TASK PROMPT: Print exactly the lines from the first one down to the line containing "2.3, 1.7), zorder=4)", both ends included, with no pictures and nothing else.

GIVEN DATA:
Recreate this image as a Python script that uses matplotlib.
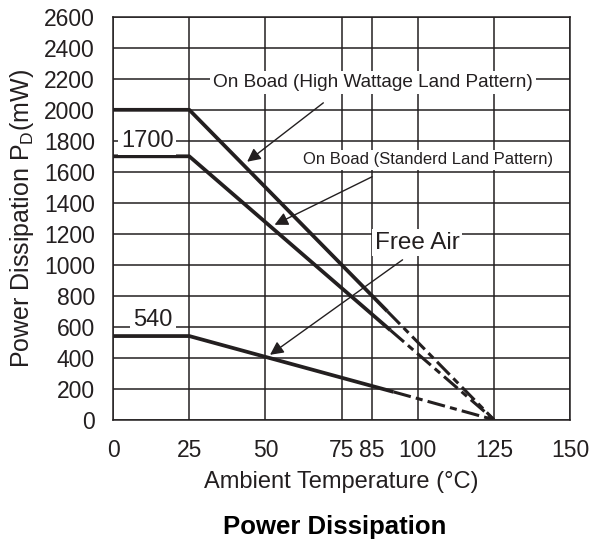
import matplotlib.pyplot as plt

plt.rcParams['font.family'] = ['Liberation Sans', 'DejaVu Sans']
plt.rcParams['mathtext.fontset'] = 'custom'
plt.rcParams['mathtext.rm'] = 'Liberation Sans'

# data
x_ticks = [0, 25, 50, 75, 85, 100, 125, 150]
x_tick_labels = ['0', '25', '50', '75', '85', '100', '125', '150']
y_ticks = list(range(0, 2601, 200))

high_solid_x = [0, 25, 90]
high_solid_y = [2000, 2000, 700]
high_dash_x = [90, 125]
high_dash_y = [700, 0]

std_solid_x = [0, 25, 91]
std_solid_y = [1700, 1700, 578]
std_dash_x = [91, 125]
std_dash_y = [578, 0]

air_solid_x = [0, 25, 92]
air_solid_y = [540, 540, 180]
air_dash_x = [92, 125]
air_dash_y = [180, 0]

ink = '#231f20'

fig = plt.figure(figsize=(5.89, 5.43), dpi=100)
ax = fig.add_axes([0.192, 0.227, 0.776, 0.742])

for xs, ys in [(high_solid_x, high_solid_y), (std_solid_x, std_solid_y), (air_solid_x, air_solid_y)]:
    ax.plot(xs, ys, color=ink, lw=2.7, solid_capstyle='butt', zorder=4)
for xs, ys in [(high_dash_x, high_dash_y), (std_dash_x, std_dash_y), (air_dash_x, air_dash_y)]:
    ax.plot(xs, ys, color=ink, lw=2.2, dashes=(5.9, 1.7, 2.3, 1.7), zorder=4)

ax.set_xlim(0, 150)
ax.set_ylim(0, 2600)
ax.set_xticks(x_ticks)
ax.set_xticklabels(x_tick_labels)
ax.set_yticks(y_ticks)
ax.tick_params(length=0, labelsize=16.5, colors=ink)
ax.tick_params(axis='x', pad=14)
ax.tick_params(axis='y', pad=13)
ax.grid(True, color=ink, lw=1.1)
for s in ax.spines.values():
    s.set_color(ink)
    s.set_linewidth(1.1)

ax.set_xlabel('Ambient Temperature (°C)', fontsize=17, color=ink, labelpad=6)
ax.set_ylabel('Power Dissipation P$_{\\mathrm{D}}$(mW)', fontsize=18, color=ink, labelpad=6)

box = dict(facecolor='white', edgecolor='none', pad=2)
arrow = dict(arrowstyle='-|>', color=ink, lw=1.0, mutation_scale=20, shrinkA=0, shrinkB=0)

ax.annotate('', xy=(44, 1665), xytext=(69, 2045), arrowprops=arrow, zorder=5)
ax.annotate('', xy=(53, 1258), xytext=(85, 1568), arrowprops=arrow, zorder=5)
ax.annotate('', xy=(51.5, 419), xytext=(95, 1032), arrowprops=arrow, zorder=5)

ax.text(85.3, 2174, 'On Boad (High Wattage Land Pattern)', ha='center', va='center',
        fontsize=13.7, color=ink, bbox=box, zorder=6)
ax.text(103.4, 1677, 'On Boad (Standerd Land Pattern)', ha='center', va='center',
        fontsize=12, color=ink, bbox=box, zorder=6)
ax.text(99.8, 1142, 'Free Air', ha='center', va='center',
        fontsize=17.5, color=ink, bbox=box, zorder=6)
ax.text(11.2, 1800, '1700', ha='center', va='center', fontsize=17, color=ink, bbox=box, zorder=6)
ax.text(13.1, 645, '540', ha='center', va='center', fontsize=17, color=ink, bbox=box, zorder=6)

fig.text(0.568, 0.03, 'Power Dissipation', ha='center', va='center',
         fontsize=18.5, fontweight='bold', color='black')

fig.savefig('out.png', dpi=100)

RESULT FOR THIS EXERCISE:
Recreate this image as a Python script that uses matplotlib.
import matplotlib.pyplot as plt

plt.rcParams['font.family'] = ['Liberation Sans', 'DejaVu Sans']
plt.rcParams['mathtext.fontset'] = 'custom'
plt.rcParams['mathtext.rm'] = 'Liberation Sans'

# data
x_ticks = [0, 25, 50, 75, 85, 100, 125, 150]
x_tick_labels = ['0', '25', '50', '75', '85', '100', '125', '150']
y_ticks = list(range(0, 2601, 200))

high_solid_x = [0, 25, 90]
high_solid_y = [2000, 2000, 700]
high_dash_x = [90, 125]
high_dash_y = [700, 0]

std_solid_x = [0, 25, 91]
std_solid_y = [1700, 1700, 578]
std_dash_x = [91, 125]
std_dash_y = [578, 0]

air_solid_x = [0, 25, 92]
air_solid_y = [540, 540, 180]
air_dash_x = [92, 125]
air_dash_y = [180, 0]

ink = '#231f20'

fig = plt.figure(figsize=(5.89, 5.43), dpi=100)
ax = fig.add_axes([0.192, 0.227, 0.776, 0.742])

for xs, ys in [(high_solid_x, high_solid_y), (std_solid_x, std_solid_y), (air_solid_x, air_solid_y)]:
    ax.plot(xs, ys, color=ink, lw=2.7, solid_capstyle='butt', zorder=4)
for xs, ys in [(high_dash_x, high_dash_y), (std_dash_x, std_dash_y), (air_dash_x, air_dash_y)]:
    ax.plot(xs, ys, color=ink, lw=2.2, dashes=(5.9, 1.7, 2.3, 1.7), zorder=4)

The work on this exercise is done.